Braungart, picking up on the theme, wonders: “Why aren’t we designing buildings like trees and cities like forests?”

Their questions reminded readers that life is a vast web of networks, that working with, rather than dominating, nature might unleash greater possibilities. Indeed, Benyus, McDonough, and Braungart invited us to reconceive basic principles of manufacturing in ways that seemed at once radical and rudimentary.

The public embraced these concepts, and today, a decade after publication, "Cradle to Cradle" still sells
 20,000 copies annually. But when early adopters actually tried to put these principles into practice and design new products accordingly, they quickly confronted the depth and complexity of the problem: manufacturing processes shrouded in secrecy, rooted in unsustainable sourcing, and driven only by the bottom line.

Their answer: establish quality standards for those manufacturers who did want to make safe, healthy products. In the last two years, propelled by a rapid shift in public consciousness and a growing network of practitioners, both movements have made significant strides toward their goals.

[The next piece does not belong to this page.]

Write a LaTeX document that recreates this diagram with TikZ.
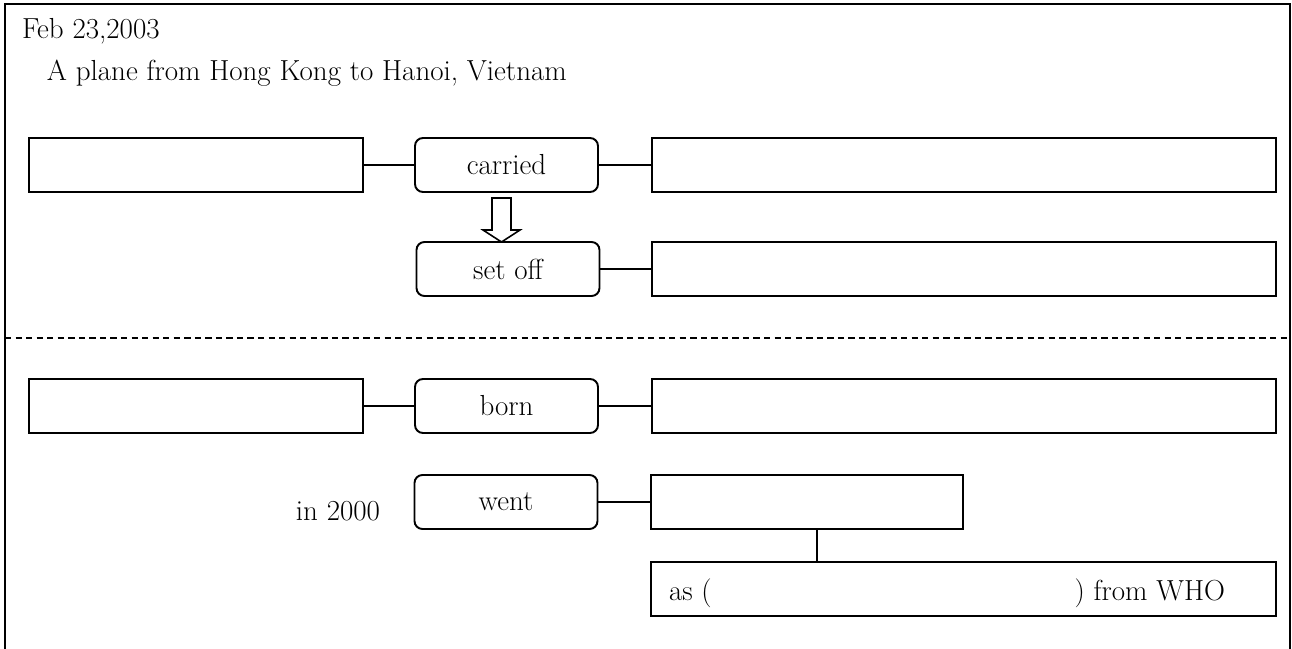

In 2010, McDonough and Braungart founded the Cradle to Cradle Products Innovation Institute, a nonprofit that evaluates and certifies products as safe and sustainable. In 2011, Benyus and her team launched Biomimicry 3.8, a consortium of scientists and businesspeople dedicated to collecting research and training designers and engineers around the world as certified biomimicry specialists.

Viewing nature as a source of ideas—rather than merely a source of goods—has a lengthy history among indigenous people. But Western industrial culture had mostly relegated such inquiry to the realm of obscure academic research. After Benyus’s book came out in 1997, however, corporations began to call, looking for ways they might practice what she called “the conscious emulation of life’s genius.”